A couple of years ago, Randall Davidson and I found ourselves driving from Vermillion, South Dakota back to his home in Minneapolis. Cruising along the Interstate, somewhere out on the prairie, we hit a bird.
Randall pulled over. We got out and removed a beautiful violet-green swallow from the grill of the car. We carried the small body away from the highway and laid it down in the tall grasses at the edge of a cultivated field. Then we walked back to the car and drove on, in silence.
Some time later, as night began to fall, we broke our reveries and began to speak again. As often happens with composers, the topic came around to music. Randall and I talked about the marvelous profusion of music being made these days, and the need for more money to support not only its composition, but its performance, recording, and dissemination to the wider audience that wants to hear it.
The more we talked, the more we realized that new music not only needs more money. It needs a new model of funding, to create real incentives for innovative thinking.
New music needs a new paradigm for funding.
Individual patrons still have a crucial role to play. But who are the next generation of new music patrons? As technology continues to transform both art and commerce, will some of the dot.com phenoms who’ve made their fortunes on the cutting edge of the new economy step forward and share some of their wealth with the cutting edge of new music? The match seems perfect. And the moment is right.
It’s a hard reality of cultural life in the U.S. that federal, state and local government funding for the arts is not what it should be, or even what it used to be. Private foundations and corporations have taken up some but by no means all of the slack. Many foundations and corporations change their funding priorities like clothing styles, and many of their doors are closed to individual artists, small groups, and artistically risky work. Precious few foundations place a priority on funding new music, and some of those who do are less-than-ecumenical in their grant making decisions.

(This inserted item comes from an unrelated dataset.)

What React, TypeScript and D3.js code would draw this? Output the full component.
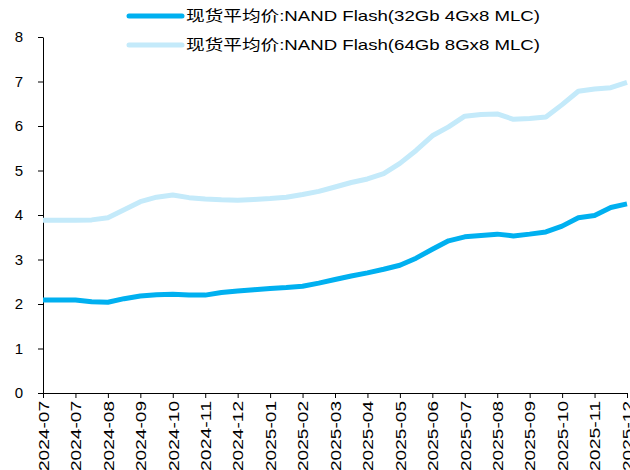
import { useEffect, useRef } from 'react';
import * as d3 from 'd3';

const tickLabels = [
  '2024-07', '2024-07', '2024-08', '2024-09', '2024-10', '2024-11', '2024-12',
  '2025-01', '2025-02', '2025-03', '2025-04', '2025-05', '2025-06', '2025-07',
  '2025-08', '2025-09', '2025-10', '2025-11', '2025-12',
];

// half-period samples (two per tick interval)
const mlc32 = [
  2.09, 2.09, 2.09, 2.05, 2.04, 2.12, 2.18, 2.21, 2.22, 2.2, 2.2, 2.26, 2.29,
  2.32, 2.35, 2.37, 2.4, 2.47, 2.55, 2.63, 2.7, 2.78, 2.87, 3.03, 3.23, 3.42,
  3.51, 3.54, 3.57, 3.53, 3.57, 3.62, 3.75, 3.94, 3.99, 4.17, 4.25,
];
const mlc64 = [
  3.88, 3.88, 3.88, 3.89, 3.94, 4.12, 4.3, 4.4, 4.45, 4.39, 4.36, 4.34, 4.33,
  4.35, 4.37, 4.4, 4.46, 4.53, 4.63, 4.73, 4.81, 4.93, 5.16, 5.45, 5.78, 5.98,
  6.22, 6.26, 6.27, 6.15, 6.17, 6.2, 6.48, 6.78, 6.83, 6.86, 6.98,
];
const seriesNames = [
  '现货平均价:NAND Flash(32Gb 4Gx8 MLC)',
  '现货平均价:NAND Flash(64Gb 8Gx8 MLC)',
];
const colors = ['#00b0f0', '#c4eafa'];

const App = () => {
  const svgRef = useRef<SVGSVGElement>(null!);
  const width = 630;
  const height = 470;
  const margin = { left: 43, right: 3, top: 37, bottom: 77 };
  const font = 'Arial, "Liberation Sans", "Noto Sans CJK SC", sans-serif';

  useEffect(() => {
    const svg = d3.select(svgRef.current);
    svg.attr('width', width).attr('height', height);

    const x = d3
      .scaleLinear()
      .domain([0, tickLabels.length - 1])
      .range([margin.left, width - margin.right]);
    const y = d3
      .scaleLinear()
      .domain([0, 8])
      .range([height - margin.bottom, margin.top]);

    const yAxis = svg
      .append('g')
      .attr('transform', `translate(${margin.left},0)`)
      .call(d3.axisLeft(y).ticks(8).tickSize(5).tickSizeOuter(0).tickPadding(15));
    yAxis.select('.domain').attr('stroke', '#000');
    yAxis.selectAll('text').attr('font-size', 15).attr('font-family', font).attr('fill', '#000');

    const xAxis = svg
      .append('g')
      .attr('transform', `translate(0,${height - margin.bottom})`)
      .call(
        d3
          .axisBottom(x)
          .tickValues(d3.range(tickLabels.length))
          .tickFormat(i => tickLabels[i as number])
          .tickSize(5)
          .tickSizeOuter(0)
      );
    xAxis.select('.domain').attr('stroke', '#000');
    // the source stretches its text along the reading direction
    xAxis
      .selectAll('text')
      .attr('font-size', 15)
      .attr('font-family', font)
      .attr('fill', '#000')
      .attr('transform', 'rotate(-90)')
      .attr('text-anchor', 'end')
      .attr('x', -8)
      .attr('y', 0)
      .attr('dy', '0.35em')
      .attr('textLength', 70)
      .attr('lengthAdjust', 'spacingAndGlyphs');

    const line = d3
      .line<number>()
      .x((_, i) => x(i / 2))
      .y(d => y(d));

    [mlc64, mlc32].forEach((s, k) => {
      svg
        .append('path')
        .datum(s)
        .attr('fill', 'none')
        .attr('stroke', colors[1 - k])
        .attr('stroke-width', 5)
        .attr('stroke-linejoin', 'round')
        .attr('d', line);
    });

    const legend = svg.append('g');
    seriesNames.forEach((name, i) => {
      const ly = 16 + i * 29;
      legend
        .append('line')
        .attr('x1', 129)
        .attr('x2', 182)
        .attr('y1', ly)
        .attr('y2', ly)
        .attr('stroke', colors[i])
        .attr('stroke-width', 5)
        .attr('stroke-linecap', 'round');
      legend
        .append('text')
        .attr('x', 186)
        .attr('y', ly)
        .attr('dy', '0.35em')
        .attr('font-size', 15)
        .attr('font-family', font)
        .attr('textLength', 354)
        .attr('lengthAdjust', 'spacingAndGlyphs')
        .text(name);
    });

    return () => {
      svgRef.current.innerHTML = '';
    };
  }, []);

  return <svg ref={svgRef} style={{ position: 'absolute', left: 0, top: 0 }}></svg>;
};

export default App;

“Wouldn’t it be great,” Randall and I mused, “if new music had its own foundation?”
Call it the New Music Trust. Or maybe the American Music Fund. This fund would have no deadlines and no fixed guidelines. Proposals would be accepted at any time, from individuals and organizations (profit or non-profit) for new musical enterprises of any and all sorts. If you could dream it up, this fund would consider it.
Without the imperative to fit our thinking into the strictures of conventional grant programs, creative musicians would be challenged to invent new ways to advance new music in the marketplaces of culture and commerce. The agenda would be set by the new music community ourselves. It would be up to us to articulate the changing needs and opportunities of our field, and to convince the fund of the importance and the viability of our new enterprises.
Maybe this was just idle chatter, the wild talk of two friends riffing out loud to fill the long miles on the road from Vermillion. But wild talk can lead to great things. That little swallow was a kind of wake-up call. And ever since that road trip, this idea of a new fund for new music keeps coming back. So I’d like to invite more talk – both wild and sober – about this topic.
Why shouldn’t the new music community have its own foundation?
What would it take to create it? Where would the money come from? How would the fund be structured? And how would decisions be made in a way that remains open and responsive to the realities of the new music community?
What role might the American Music Center play in creating a major new source for funding new music?
What new models can you imagine for funding new music?